A Gemma, que me regaló un libro de Foix. En todos los tiempos fue la calle cubana bulliciosa y parlera Alejo Carpentier El aire está cargado de humedad y son. Lola, gorra verde olivo con estrella roja, hojea Bohemia, la histórica revista cultural, mientras dejamos pasar las horas -después un agotador paseo por el intestino […]

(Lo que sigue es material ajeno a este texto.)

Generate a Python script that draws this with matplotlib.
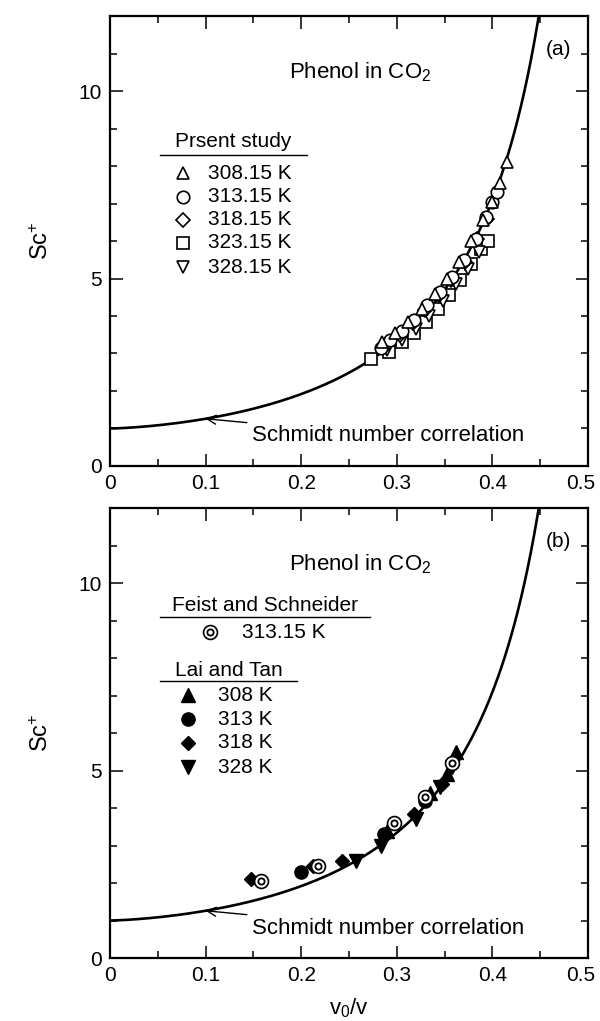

A Gemma, que me regaló un libro de Foix.
En todos los tiempos fue la calle cubana bulliciosa y parlera
Alejo Carpentier
El aire está cargado de humedad y son. Lola, gorra verde olivo con estrella roja, hojea Bohemia, la histórica revista cultural, mientras dejamos pasar las horas -después un agotador paseo por el intestino de Centro Habana- sentadas en una terraza junto al cine Yara, 23 y L. Por ahondar, discreta, en la mitología personal -la mitopoiesis sería, por decir con Wu-Ming, la reconstrucción de discursos comunitarios que consoliden la identidad y la práctica política radical-, recuerdo una proyección del Acorazado Potemkin, la primavera de la enésima tromboflebitis de Franco, allá por 1975. Pese a la dosis diaria de ibuprofeno, me duelen las piernas. La artritis reumatoide avanza desde los tobillos hasta la cadera, o al revés, poco importa, con la misma furia que el mar desborda, de vez en cuando, el muro del Malecón. Enciendo un pitillo y repaso el libro de Ramonet Fidel Castro, biografía a dos voces, que en Cuba se titula Cien horas con Fidel. Documento necesario para entender la Revolución y la vida del Comandante, esta obra -docenas de preguntas y respuestas- es una inmersión en la vida de un hombre y, por extensión, de un proceso histórico, una imprescindible guía para entender quiénes somos. La Revolución cubana, para muchos, es un fenómeno con tintes de biografía colectiva, un hecho trascendental.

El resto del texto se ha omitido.